Was ist das Erfolgsgeheimnis von Discount-Bestattern? "Wir kaufen unser Zubehör in sehr großen Mengen wesentlich günstiger ein, unsere Särge etwa in Polen", sagt der Segenius-Geschäftsführer." Der Bestatter führt fast ausschließlich Feuerbestattungen durch, Erdbestattungen machen nach eigenen Angaben nur drei Prozent aus. Die Mehrheit werde in Urnen auf dem Friedhof beerdigt. "Die Nachfrage nach alternativen Bestattungsformen steigt stetig", sagt Gerischer. "Mehr als 30 Prozent der Kunden wünschen sich für ihre Angehörigen eine Seebestattung oder eine anonyme Baumbestattung auf einem deutschen Ruhe-Forst." Die Kosten dafür liegen zwischen rund 650 und 1200 Euro.

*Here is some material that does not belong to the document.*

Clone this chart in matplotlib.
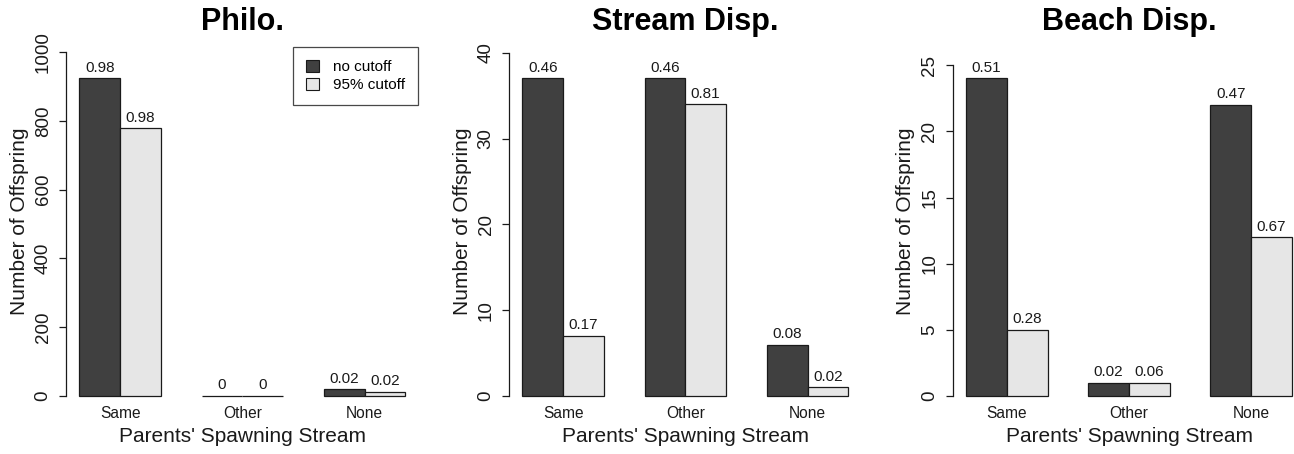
import matplotlib
matplotlib.use("Agg")
import matplotlib.pyplot as plt
import matplotlib.transforms as mtransforms
from matplotlib.patches import Patch
import numpy as np

plt.rcParams['font.family'] = ['Liberation Sans', 'DejaVu Sans']

# ---- data ----
categories = ["Same", "Other", "None"]
series_names = ["no cutoff", "95% cutoff"]
titles = ["Philo.", "Stream Disp.", "Beach Disp."]

philo_nocut = [923, 0, 19]
philo_cut = [778, 0, 12]
stream_nocut = [37, 37, 6]
stream_cut = [7, 34, 1]
beach_nocut = [24, 1, 22]
beach_cut = [5, 1, 12]

philo_lab_nocut = ["0.98", "0", "0.02"]
philo_lab_cut = ["0.98", "0", "0.02"]
stream_lab_nocut = ["0.46", "0.46", "0.08"]
stream_lab_cut = ["0.17", "0.81", "0.02"]
beach_lab_nocut = ["0.51", "0.02", "0.47"]
beach_lab_cut = ["0.28", "0.06", "0.67"]

yticks_philo = [0, 200, 400, 600, 800, 1000]
yticks_stream = [0, 10, 20, 30, 40]
yticks_beach = [0, 5, 10, 15, 20, 25]

panels = [
    (philo_nocut, philo_cut, philo_lab_nocut, philo_lab_cut, yticks_philo),
    (stream_nocut, stream_cut, stream_lab_nocut, stream_lab_cut, yticks_stream),
    (beach_nocut, beach_cut, beach_lab_nocut, beach_lab_cut, yticks_beach),
]

# ---- style ----
W, H = 1294, 454
dark = "#404040"
light = "#e6e6e6"
edge = "#1a1a1a"

fig = plt.figure(figsize=(W / 100, H / 100), dpi=100)

left_px = [66.3, 509.3, 953.0]
ax_w_px = 352.0
bot_px, top_px = 410.0, 32.7

for i, (nc, ct, lnc, lct, yt) in enumerate(panels):
    ax = fig.add_axes([left_px[i] / W, (H - bot_px) / H, ax_w_px / W, (bot_px - top_px) / H])
    n = len(categories)
    g = np.arange(n) * 3
    x_dark = g + 1.5
    x_light = g + 2.5
    ax.bar(x_dark, nc, width=1.0, color=dark, edgecolor=edge, linewidth=0.9)
    ax.bar(x_light, ct, width=1.0, color=light, edgecolor=edge, linewidth=0.9)

    rng = max(max(nc), max(ct)) * 1.1
    ax.set_ylim(-0.04 * rng, 1.04 * rng)
    ax.set_xlim(0.68, 3 * n + 0.32)

    for x, v, s in zip(x_dark, nc, lnc):
        ax.annotate(s, (x, v), xytext=(0, 4.8), textcoords="offset points",
                    ha="center", va="baseline", fontsize=11, color="#1a1a1a")
    for x, v, s in zip(x_light, ct, lct):
        ax.annotate(s, (x, v), xytext=(0, 4.8), textcoords="offset points",
                    ha="center", va="baseline", fontsize=11, color="#1a1a1a")

    # spines
    for sp in ["top", "right", "bottom"]:
        ax.spines[sp].set_visible(False)
    ax.spines["left"].set_bounds(yt[0], yt[-1])
    ax.spines["left"].set_linewidth(0.9)
    ax.spines["left"].set_color("#1a1a1a")

    ax.set_yticks(yt)
    ax.set_yticklabels([str(t) for t in yt], rotation=90, va="center", fontsize=13.5)
    ax.tick_params(axis="y", length=5, width=0.9, pad=5.5, colors="#1a1a1a")
    ax.set_xticks([])

    trans = mtransforms.blended_transform_factory(ax.transData, ax.transAxes)
    for x, c in zip(g + 2.0, categories):
        ax.text(x, -0.008, c, transform=trans, ha="center", va="center", fontsize=11.2, color="#1a1a1a")

    ax.text(0.5, -0.071, "Parents' Spawning Stream", transform=ax.transAxes,
            ha="center", va="center", fontsize=15, color="#1a1a1a")
    ax.set_ylabel("Number of Offspring", fontsize=15, color="#1a1a1a")
    ax.yaxis.set_label_coords(-0.134, 0.5)
    ax.yaxis.label.set_va("center")

    ax.text(0.5, 1.029, titles[i], transform=ax.transAxes, ha="center", va="center",
            fontsize=22, fontweight="bold")

    if i == 0:
        handles = [Patch(facecolor=dark, edgecolor=edge, linewidth=0.8),
                   Patch(facecolor=light, edgecolor=edge, linewidth=0.8)]
        leg = ax.legend(handles, series_names, loc="upper right", bbox_to_anchor=(1.0, 0.963),
                        borderaxespad=0, fontsize=11, frameon=True, fancybox=False,
                        borderpad=0.85, labelspacing=0.25, handlelength=0.85, handleheight=0.85,
                        handletextpad=0.9)
        leg.get_frame().set_edgecolor("#1a1a1a")
        leg.get_frame().set_linewidth(0.9)

fig.savefig("out.png", dpi=100)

Trotz ihres Erfolges ist die Kritik an den Billig-Bestattern geblieben. Segenius-Chef Jörn Gerischer wehrt sich gegen solche Vorwürfe: "Die Arbeitsschritte finden durch gut ausgebildetes Personal in Deutschland statt." Dazu gehören demnach die Abholung der Verstorbenen, die Einbettung in den Sarg, die Einäscherung in einem Krematorium, die Bestattung auf dem Friedhof und die Trauerfeier. "Unsere Verträge enthalten alle Leistungen und sind klar definiert", sagt er.

60 Millionen Euro für Sozialbestattungen

Nicht nur Sparsamkeit treibt Kunden zu den preiswerten Bestattungsunternehmen. Auslöser des Trends sei auch, "dass sich viele Menschen seit dem Wegfall des Sterbegeldes im Jahr 2004 teure Bestattungen nicht mehr leisten können", sagt Historiker Norbert Fischer. Rund 21.500 Menschen hatten nach Angaben des Statistischen Bundesamts im vergangenen Jahr nicht genug Geld für die Beerdigung ihrer Angehörigen. Sie mussten einen Antrag auf finanzielle Unterstützung beim Sozialamt stellen: Aufgrund der Beerdigungspflicht übernimmt dieses bis zu 750 Euro für die Bestattung sowie die Gebühren für Krematorium und Friedhof. Die sogenannten Sozialbestattungen kosteten die Kommunen im Jahr 2017 demnach etwa 60 Millionen Euro.

Bis 2004 zahlten die gesetzlichen Krankenkassen ein sogenanntes Sterbegeld als Zuschuss zu den Bestattungskosten. Im Laufe der Zeit sank die Summe stetig und lag zuletzt bei 525 Euro. Dann strich die damalige rot-grüne Bundesregierung die Summe komplett aus den Standardleistungen. "Seit das Sterbegeld weggefallen ist, trägt die Familie die Verantwortung und muss die Beerdigung ihrer Angehörigen planen", sagt Oliver Wirthmann. "Menschen haben allerdings kein Preisgefühl in diesem Bereich und sind anfällig für Lockangebote."